Meet your chimney expert,

Mick Deiro, sole owner and operator.

I’ve Lived in the Tahoe area since 1982 and became the owner of Maranatha Chimney Sweep in 1991. I’ve been married to my best friend Shelly for 30 years. Together we raised our three sons in Truckee. I enjoy mountain biking, backpacking, hiking, climbing ladders, skiing, and spending time with my grandkids. I often receive the question, “What does maranatha mean? The term is commonly translated from the Bible as “Come Lord Jesus.” And this Jesus changed my life. Below is a letter I wrote to a local newspaper. It’s a entertaining read, dare ya!

Another View

Adversity forces a new focus on life

Editor: I would like to share some thoughts I had as I read the Oct. 28 article titled “ Marketing the thrill of skiing.” Featuring local resident and cinematographer Craig Beck.

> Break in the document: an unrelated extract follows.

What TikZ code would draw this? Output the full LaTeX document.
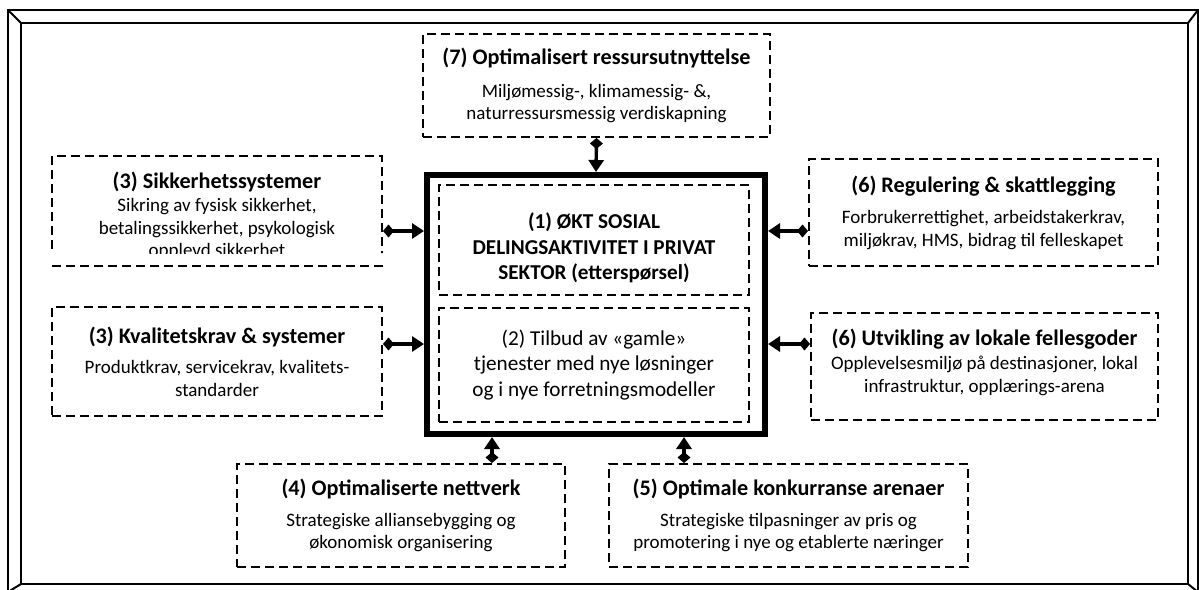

His quote “All of life is a dream- an illusion and we are our own dream masters. Each alone controls his dreams,” and struck a familiar chord in this 11 year sierra resident and passionate thrill seeker.

My mountain dream began in the summer of 1978 when I moved to Yosemite valley to work for a summer. I quickly found life in that dramatic thrill zone. a city kid all my life, I went nuts with the challenges of exploring and meeting the mountain on their level.

That summer job just carried over to winter, a winter that saw me on the slopes for 110 days of skiing, my first season ever. Winter turned to spring and my first pair of rock climbing shoes, that was it. Life now came down to a focus on what i believe to be the ultimate sport, rock climbing, Yosemite style. Big walls of steep, hard, California granite.

Day after day I sunk my hands into those luscious crack lines that made my arms fill with blood just looking at them. as one thinks about rock climbing, “you never reach the top, their will always be a new and harder project for tomorrow.”

A level of excellence achieved on CA rock often leads one to higher snow cover walls in far away lands. Their the “Adrenaline junkie” can get large doses of fear that last for days and works at a time.

But as simply and as simply as I can put it to you, I was empty inside. True, this emptiness was often times ignorable by all the business as I chipped away at my adventure list, but it never left, and i found myself lying to myself that it really wasn’t there.

It has been said in many ways by many people before us, that it is only in adversity that a man sees clearly, both himself and the life in the world around him.

My moment of adversity came in a deep, and personal tragedy. Life became very real in a moment. Gone was the strength I had in a mindset that believes “all of life is a dream and we re the dream masters.”

I found strength in who i believe with all my heart is the creator of all things, Jesus Christ. I leaned heavily on Him then, and now that my time of crisis has passed he has become the love of my life, and in Him and Through Him I have found real life.